Source code of charts
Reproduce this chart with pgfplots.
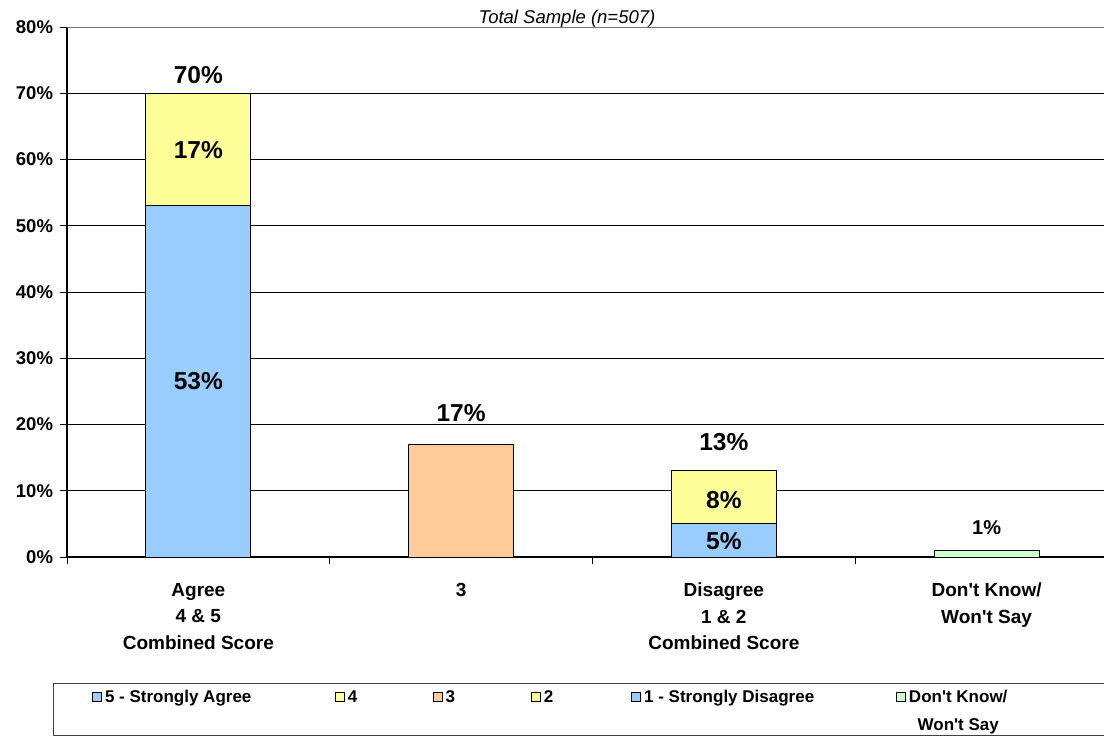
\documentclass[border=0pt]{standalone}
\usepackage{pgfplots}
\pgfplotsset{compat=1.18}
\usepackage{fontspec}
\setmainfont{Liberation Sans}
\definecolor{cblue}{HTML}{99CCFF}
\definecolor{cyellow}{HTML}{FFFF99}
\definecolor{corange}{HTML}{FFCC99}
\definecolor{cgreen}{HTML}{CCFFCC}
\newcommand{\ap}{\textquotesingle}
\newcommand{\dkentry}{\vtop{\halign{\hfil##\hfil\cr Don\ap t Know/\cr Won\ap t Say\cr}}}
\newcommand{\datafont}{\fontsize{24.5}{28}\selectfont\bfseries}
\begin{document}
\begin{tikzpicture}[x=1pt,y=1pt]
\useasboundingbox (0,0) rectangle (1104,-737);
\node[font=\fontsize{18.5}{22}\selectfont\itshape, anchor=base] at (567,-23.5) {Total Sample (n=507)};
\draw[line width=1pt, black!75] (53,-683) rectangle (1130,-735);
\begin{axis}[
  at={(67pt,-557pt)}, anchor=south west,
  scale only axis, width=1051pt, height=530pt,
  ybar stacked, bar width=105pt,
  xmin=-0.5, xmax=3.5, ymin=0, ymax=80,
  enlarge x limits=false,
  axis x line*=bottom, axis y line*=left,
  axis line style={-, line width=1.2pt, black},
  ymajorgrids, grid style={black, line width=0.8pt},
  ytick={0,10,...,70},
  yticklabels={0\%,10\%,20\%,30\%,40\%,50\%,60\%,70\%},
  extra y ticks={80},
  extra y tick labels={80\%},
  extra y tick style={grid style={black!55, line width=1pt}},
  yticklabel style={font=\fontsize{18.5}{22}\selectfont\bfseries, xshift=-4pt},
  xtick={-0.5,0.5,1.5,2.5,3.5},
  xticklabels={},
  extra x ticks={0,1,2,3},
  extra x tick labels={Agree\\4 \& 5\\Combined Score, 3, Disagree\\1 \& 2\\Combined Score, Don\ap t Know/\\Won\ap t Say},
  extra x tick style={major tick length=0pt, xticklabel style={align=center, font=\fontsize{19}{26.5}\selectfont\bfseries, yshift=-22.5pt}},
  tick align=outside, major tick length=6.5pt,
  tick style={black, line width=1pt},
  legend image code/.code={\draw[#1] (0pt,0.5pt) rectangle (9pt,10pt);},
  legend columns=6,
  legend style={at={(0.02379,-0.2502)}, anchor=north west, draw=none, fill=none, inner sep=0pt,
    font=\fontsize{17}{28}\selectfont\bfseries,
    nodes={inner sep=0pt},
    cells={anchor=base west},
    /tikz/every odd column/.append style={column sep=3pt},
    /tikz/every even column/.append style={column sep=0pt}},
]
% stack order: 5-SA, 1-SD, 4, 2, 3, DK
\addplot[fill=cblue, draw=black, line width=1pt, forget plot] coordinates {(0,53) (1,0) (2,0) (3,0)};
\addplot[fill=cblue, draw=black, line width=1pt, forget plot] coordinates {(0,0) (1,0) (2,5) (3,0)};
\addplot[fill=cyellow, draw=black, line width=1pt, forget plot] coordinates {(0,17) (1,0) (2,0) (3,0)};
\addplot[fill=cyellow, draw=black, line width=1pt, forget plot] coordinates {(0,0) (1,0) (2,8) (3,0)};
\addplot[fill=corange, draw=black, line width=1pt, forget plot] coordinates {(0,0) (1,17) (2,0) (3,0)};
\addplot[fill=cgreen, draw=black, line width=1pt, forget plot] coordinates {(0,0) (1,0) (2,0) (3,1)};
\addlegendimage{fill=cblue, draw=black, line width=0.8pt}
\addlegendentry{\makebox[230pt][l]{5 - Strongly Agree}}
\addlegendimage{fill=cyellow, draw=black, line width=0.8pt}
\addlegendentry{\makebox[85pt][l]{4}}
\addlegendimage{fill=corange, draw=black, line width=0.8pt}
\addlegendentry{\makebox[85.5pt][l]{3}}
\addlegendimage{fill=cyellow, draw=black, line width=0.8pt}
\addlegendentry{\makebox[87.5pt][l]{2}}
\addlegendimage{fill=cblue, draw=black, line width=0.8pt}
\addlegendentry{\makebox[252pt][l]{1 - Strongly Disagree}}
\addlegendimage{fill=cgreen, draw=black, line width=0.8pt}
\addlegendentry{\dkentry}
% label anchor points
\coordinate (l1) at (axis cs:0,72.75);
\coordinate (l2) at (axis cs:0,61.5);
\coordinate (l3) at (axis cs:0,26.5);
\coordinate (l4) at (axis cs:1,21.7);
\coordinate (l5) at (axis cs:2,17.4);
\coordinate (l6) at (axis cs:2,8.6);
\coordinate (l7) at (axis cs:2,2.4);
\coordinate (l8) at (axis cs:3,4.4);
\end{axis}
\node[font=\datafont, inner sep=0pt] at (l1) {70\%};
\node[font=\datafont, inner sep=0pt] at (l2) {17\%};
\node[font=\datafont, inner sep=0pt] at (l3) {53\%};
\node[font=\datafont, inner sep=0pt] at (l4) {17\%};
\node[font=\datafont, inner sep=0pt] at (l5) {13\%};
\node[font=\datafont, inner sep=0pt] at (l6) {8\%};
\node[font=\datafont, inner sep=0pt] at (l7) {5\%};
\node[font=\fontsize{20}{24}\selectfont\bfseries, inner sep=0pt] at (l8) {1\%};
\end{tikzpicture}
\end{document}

--

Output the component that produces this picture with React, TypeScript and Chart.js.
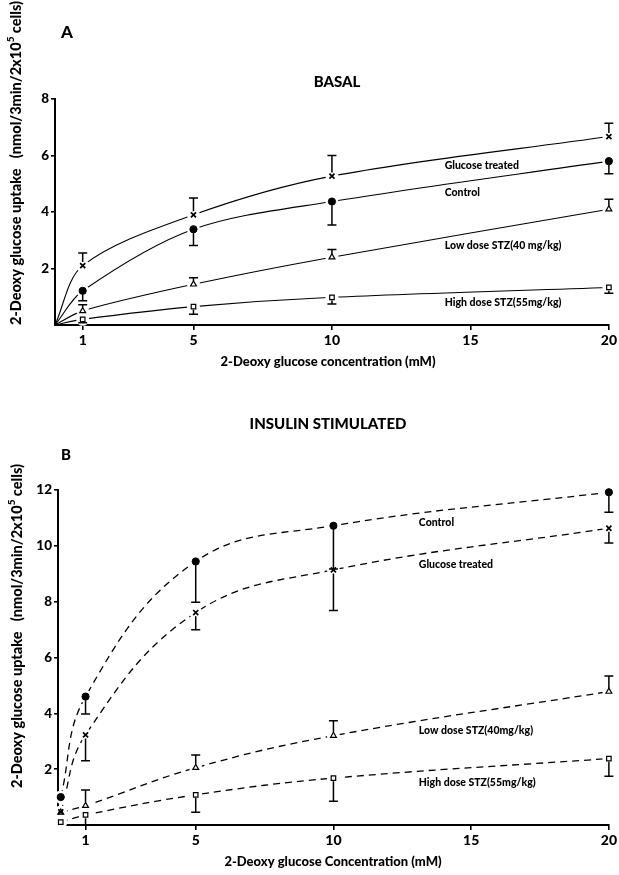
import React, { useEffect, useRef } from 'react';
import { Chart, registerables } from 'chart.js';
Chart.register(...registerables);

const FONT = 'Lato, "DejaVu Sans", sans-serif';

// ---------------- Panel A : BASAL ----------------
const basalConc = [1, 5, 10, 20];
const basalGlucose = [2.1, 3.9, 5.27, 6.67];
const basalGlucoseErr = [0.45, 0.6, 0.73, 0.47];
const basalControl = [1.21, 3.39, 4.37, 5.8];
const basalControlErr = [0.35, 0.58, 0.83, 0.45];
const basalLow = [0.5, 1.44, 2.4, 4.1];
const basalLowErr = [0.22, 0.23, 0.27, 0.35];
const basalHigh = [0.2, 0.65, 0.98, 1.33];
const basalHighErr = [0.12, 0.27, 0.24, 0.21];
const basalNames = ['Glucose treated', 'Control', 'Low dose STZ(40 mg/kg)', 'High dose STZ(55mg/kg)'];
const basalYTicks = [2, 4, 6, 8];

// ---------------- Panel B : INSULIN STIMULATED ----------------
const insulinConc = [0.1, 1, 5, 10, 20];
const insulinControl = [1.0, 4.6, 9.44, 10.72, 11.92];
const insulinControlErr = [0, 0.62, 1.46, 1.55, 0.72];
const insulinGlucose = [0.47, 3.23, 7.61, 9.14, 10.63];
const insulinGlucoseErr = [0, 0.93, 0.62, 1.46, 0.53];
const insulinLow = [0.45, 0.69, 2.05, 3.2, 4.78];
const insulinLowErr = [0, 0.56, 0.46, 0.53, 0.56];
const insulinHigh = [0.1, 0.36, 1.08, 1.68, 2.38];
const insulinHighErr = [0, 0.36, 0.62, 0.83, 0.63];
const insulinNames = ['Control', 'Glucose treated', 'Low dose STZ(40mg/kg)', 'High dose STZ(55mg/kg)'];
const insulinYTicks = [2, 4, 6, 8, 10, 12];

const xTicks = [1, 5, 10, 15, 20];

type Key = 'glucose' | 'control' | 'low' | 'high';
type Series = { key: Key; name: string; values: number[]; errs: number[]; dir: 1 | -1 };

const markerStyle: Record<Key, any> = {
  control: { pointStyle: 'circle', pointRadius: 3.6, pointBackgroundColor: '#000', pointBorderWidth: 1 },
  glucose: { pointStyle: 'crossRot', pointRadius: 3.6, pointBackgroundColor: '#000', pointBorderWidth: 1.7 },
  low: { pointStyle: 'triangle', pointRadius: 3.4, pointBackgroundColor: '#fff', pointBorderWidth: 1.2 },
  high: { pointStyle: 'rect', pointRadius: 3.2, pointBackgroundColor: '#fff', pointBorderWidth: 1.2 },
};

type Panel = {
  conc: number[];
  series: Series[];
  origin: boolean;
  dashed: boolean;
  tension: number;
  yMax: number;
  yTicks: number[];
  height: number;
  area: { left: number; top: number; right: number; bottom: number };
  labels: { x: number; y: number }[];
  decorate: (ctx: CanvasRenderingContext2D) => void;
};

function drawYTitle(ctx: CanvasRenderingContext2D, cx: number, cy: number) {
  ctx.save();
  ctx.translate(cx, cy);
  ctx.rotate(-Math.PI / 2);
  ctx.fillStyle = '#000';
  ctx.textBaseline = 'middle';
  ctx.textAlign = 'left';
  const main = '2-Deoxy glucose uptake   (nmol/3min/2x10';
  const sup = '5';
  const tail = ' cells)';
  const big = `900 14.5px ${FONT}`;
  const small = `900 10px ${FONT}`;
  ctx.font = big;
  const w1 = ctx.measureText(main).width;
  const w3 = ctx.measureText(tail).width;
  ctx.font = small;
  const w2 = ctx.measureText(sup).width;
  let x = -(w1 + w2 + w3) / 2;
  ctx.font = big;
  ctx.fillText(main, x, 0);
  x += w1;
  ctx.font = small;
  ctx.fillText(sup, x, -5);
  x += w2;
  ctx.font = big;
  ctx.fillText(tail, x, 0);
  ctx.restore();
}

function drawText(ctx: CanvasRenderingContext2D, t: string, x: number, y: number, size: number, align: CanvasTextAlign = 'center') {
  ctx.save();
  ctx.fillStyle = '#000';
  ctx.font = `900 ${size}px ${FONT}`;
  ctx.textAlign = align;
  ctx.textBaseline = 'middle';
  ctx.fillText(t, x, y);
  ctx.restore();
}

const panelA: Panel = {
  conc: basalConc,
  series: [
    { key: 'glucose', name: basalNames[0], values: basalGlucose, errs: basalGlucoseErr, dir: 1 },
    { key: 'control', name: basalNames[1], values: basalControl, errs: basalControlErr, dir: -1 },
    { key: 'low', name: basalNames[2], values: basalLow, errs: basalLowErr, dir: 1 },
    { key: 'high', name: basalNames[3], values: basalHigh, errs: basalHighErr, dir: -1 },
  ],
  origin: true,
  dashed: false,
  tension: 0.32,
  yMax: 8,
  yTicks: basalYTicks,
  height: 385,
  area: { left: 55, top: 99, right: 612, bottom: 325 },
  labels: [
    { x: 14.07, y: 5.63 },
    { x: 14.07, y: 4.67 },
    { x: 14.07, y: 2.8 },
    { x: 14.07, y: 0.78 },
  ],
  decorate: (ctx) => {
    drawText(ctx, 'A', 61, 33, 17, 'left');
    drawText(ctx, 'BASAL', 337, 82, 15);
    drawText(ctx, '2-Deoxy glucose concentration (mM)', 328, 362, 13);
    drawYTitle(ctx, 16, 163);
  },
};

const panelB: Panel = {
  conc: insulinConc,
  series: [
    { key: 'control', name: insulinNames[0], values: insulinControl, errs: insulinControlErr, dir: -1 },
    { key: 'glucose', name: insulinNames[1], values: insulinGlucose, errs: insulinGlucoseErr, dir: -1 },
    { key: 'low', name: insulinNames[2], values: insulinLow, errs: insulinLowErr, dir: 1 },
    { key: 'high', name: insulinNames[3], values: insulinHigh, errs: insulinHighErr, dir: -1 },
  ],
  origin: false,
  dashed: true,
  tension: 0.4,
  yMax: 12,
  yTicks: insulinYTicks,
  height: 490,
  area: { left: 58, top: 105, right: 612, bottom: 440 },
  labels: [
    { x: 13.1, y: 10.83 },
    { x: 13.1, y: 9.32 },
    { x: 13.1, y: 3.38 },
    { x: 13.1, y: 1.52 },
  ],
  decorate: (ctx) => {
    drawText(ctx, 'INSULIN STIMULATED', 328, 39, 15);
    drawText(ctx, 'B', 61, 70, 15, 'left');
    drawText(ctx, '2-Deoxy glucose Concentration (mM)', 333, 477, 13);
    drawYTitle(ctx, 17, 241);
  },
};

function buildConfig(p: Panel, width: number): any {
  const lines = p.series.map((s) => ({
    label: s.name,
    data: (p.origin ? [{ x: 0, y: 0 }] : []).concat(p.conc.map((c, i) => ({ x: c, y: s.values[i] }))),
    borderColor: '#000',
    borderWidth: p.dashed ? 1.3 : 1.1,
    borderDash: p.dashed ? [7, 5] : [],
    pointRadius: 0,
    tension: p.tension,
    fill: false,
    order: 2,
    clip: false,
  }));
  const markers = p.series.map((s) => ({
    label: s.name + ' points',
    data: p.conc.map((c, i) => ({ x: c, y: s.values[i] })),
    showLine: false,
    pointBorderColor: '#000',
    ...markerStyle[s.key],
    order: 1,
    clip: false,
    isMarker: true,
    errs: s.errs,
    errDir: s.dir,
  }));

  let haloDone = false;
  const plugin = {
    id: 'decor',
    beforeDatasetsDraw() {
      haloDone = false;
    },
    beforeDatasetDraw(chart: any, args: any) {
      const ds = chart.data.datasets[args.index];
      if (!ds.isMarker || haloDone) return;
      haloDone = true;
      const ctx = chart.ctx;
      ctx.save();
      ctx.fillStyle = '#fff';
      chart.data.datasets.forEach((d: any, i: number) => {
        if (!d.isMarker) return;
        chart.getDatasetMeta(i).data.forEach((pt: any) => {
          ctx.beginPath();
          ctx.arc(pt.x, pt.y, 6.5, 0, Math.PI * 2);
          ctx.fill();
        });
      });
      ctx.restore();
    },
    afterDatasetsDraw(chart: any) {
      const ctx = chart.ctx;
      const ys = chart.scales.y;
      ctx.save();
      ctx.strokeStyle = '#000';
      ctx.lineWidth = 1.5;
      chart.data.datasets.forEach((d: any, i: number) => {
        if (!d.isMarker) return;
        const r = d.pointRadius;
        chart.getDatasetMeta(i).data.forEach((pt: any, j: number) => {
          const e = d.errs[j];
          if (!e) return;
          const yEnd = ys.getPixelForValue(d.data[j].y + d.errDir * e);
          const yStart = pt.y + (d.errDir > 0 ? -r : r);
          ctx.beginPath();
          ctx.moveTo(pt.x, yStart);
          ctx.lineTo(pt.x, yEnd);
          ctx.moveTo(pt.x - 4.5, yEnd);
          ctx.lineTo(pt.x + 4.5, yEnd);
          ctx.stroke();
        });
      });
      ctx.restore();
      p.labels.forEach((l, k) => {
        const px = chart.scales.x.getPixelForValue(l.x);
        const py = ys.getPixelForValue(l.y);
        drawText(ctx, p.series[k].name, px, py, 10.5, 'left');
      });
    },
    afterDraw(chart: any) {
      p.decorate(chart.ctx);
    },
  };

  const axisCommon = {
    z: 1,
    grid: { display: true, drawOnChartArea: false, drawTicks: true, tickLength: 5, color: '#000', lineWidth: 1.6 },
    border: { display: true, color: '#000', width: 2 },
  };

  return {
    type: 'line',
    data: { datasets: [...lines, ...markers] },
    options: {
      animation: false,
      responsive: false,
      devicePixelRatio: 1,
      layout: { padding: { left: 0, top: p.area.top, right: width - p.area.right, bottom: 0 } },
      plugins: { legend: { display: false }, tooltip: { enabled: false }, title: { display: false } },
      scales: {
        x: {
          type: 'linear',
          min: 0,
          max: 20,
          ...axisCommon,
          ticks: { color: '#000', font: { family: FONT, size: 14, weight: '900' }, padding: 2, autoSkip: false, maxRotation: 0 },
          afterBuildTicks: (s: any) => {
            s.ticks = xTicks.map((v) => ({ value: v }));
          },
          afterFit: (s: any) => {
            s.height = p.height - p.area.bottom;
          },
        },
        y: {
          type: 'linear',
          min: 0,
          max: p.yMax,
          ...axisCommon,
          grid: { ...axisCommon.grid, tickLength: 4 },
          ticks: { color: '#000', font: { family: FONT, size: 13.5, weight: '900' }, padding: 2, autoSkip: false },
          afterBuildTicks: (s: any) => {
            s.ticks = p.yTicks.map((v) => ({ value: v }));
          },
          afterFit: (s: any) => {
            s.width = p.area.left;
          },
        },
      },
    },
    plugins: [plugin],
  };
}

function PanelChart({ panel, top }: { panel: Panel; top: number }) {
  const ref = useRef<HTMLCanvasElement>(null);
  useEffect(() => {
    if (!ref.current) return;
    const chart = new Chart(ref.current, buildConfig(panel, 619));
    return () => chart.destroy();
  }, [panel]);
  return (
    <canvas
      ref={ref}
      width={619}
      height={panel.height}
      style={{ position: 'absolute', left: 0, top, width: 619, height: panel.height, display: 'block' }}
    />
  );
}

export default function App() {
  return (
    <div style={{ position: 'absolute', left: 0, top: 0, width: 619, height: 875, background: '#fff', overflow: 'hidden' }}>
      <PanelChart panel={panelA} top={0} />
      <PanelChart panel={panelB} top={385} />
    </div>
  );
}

...

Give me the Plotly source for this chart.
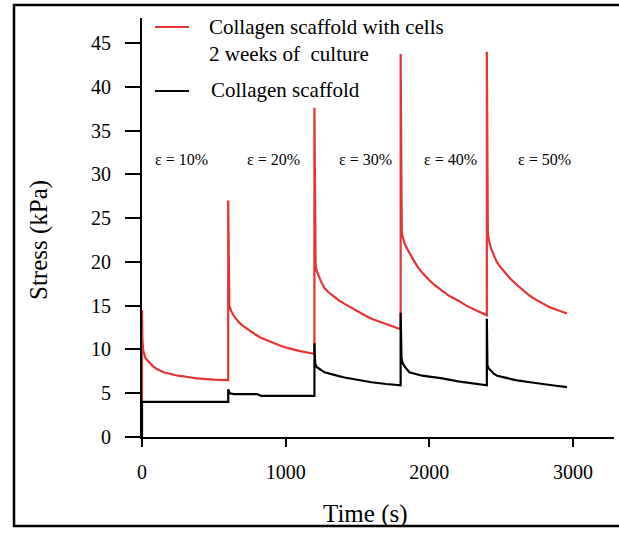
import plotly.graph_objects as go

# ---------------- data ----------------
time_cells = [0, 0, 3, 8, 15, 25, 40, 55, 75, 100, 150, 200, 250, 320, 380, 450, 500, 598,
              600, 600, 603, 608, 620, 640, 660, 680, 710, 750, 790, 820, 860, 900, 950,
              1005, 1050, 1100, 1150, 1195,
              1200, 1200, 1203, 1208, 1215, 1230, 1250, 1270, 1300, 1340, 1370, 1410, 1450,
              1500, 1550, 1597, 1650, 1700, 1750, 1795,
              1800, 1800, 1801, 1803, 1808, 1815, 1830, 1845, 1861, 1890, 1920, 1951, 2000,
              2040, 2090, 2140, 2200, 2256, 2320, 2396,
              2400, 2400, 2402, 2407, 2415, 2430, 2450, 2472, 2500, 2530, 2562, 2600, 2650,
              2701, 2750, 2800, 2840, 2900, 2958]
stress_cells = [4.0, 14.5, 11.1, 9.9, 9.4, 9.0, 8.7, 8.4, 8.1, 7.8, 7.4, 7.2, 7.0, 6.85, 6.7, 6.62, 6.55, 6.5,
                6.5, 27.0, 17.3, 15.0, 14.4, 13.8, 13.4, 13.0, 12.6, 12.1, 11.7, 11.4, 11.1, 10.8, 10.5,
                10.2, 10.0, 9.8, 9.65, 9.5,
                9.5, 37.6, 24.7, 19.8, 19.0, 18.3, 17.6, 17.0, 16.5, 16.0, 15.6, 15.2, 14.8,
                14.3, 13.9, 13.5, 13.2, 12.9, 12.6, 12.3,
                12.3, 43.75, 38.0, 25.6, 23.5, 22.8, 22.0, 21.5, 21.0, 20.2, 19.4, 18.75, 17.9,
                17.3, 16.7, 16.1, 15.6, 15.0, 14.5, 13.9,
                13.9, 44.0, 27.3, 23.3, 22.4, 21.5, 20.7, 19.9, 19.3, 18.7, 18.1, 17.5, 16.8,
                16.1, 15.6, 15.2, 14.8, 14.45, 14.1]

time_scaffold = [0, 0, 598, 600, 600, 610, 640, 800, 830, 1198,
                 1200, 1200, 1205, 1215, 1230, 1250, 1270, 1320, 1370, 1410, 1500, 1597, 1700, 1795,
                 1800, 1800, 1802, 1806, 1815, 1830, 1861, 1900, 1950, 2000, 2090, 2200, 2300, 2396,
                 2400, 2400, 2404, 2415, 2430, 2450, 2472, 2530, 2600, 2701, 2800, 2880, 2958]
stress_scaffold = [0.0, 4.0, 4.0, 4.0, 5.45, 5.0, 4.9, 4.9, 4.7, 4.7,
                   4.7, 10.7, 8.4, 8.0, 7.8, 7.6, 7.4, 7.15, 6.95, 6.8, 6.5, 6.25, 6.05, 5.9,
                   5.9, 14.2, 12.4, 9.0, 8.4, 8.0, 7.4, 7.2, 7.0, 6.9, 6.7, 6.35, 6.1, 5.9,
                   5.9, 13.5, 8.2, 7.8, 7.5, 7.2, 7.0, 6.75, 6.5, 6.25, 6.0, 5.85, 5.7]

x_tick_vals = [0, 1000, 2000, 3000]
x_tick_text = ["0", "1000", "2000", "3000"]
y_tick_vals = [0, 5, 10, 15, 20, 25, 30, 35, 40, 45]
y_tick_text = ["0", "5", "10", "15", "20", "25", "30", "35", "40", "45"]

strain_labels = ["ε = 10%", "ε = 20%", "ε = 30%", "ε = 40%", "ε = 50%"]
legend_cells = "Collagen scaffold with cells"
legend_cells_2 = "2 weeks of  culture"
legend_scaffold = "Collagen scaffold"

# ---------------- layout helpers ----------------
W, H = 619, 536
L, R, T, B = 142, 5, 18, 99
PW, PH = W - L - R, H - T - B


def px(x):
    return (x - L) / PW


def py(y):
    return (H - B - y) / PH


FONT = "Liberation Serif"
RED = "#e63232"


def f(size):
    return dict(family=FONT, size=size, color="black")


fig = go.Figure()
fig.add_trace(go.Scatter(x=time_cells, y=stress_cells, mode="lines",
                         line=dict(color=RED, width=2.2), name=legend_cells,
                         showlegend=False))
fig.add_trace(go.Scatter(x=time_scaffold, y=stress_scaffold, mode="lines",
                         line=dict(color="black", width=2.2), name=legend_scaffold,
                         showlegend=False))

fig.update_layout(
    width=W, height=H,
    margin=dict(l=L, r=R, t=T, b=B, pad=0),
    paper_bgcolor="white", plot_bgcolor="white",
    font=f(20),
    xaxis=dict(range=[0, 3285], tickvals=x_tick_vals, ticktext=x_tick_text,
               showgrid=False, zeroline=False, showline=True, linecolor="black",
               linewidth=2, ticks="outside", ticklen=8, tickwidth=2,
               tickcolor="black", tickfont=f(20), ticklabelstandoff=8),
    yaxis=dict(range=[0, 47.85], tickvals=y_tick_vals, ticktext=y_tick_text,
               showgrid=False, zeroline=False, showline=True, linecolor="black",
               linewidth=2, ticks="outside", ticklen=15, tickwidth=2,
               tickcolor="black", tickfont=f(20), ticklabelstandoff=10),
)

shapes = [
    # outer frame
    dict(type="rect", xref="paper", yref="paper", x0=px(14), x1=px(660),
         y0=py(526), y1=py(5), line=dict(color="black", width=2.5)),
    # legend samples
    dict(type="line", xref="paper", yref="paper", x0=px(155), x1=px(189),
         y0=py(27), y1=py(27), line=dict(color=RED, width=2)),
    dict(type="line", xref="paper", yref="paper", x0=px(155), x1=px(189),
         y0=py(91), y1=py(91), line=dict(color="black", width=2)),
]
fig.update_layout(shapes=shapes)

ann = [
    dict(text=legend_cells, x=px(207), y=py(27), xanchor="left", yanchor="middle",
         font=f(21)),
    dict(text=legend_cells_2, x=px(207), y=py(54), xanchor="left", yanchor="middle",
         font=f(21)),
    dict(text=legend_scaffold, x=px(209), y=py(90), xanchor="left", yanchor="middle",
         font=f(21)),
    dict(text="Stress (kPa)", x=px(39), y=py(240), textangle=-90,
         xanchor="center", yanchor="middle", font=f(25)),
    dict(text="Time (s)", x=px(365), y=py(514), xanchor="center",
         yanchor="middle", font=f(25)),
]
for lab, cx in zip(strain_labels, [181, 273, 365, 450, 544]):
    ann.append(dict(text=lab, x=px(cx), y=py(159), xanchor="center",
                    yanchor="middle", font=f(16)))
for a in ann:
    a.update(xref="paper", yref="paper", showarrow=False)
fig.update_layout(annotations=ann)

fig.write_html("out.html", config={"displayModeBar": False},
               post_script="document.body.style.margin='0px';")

**GOAL OF THE EXERCISE**
From the records above, copy exactly the lines starting at the one with "Give me the Plotly source for this chart." and ending at the one with "import plotly.graph_objects as go", and no others. Pictures stay out.

**OUTPUT OF THE EXERCISE**
Give me the Plotly source for this chart.
import plotly.graph_objects as go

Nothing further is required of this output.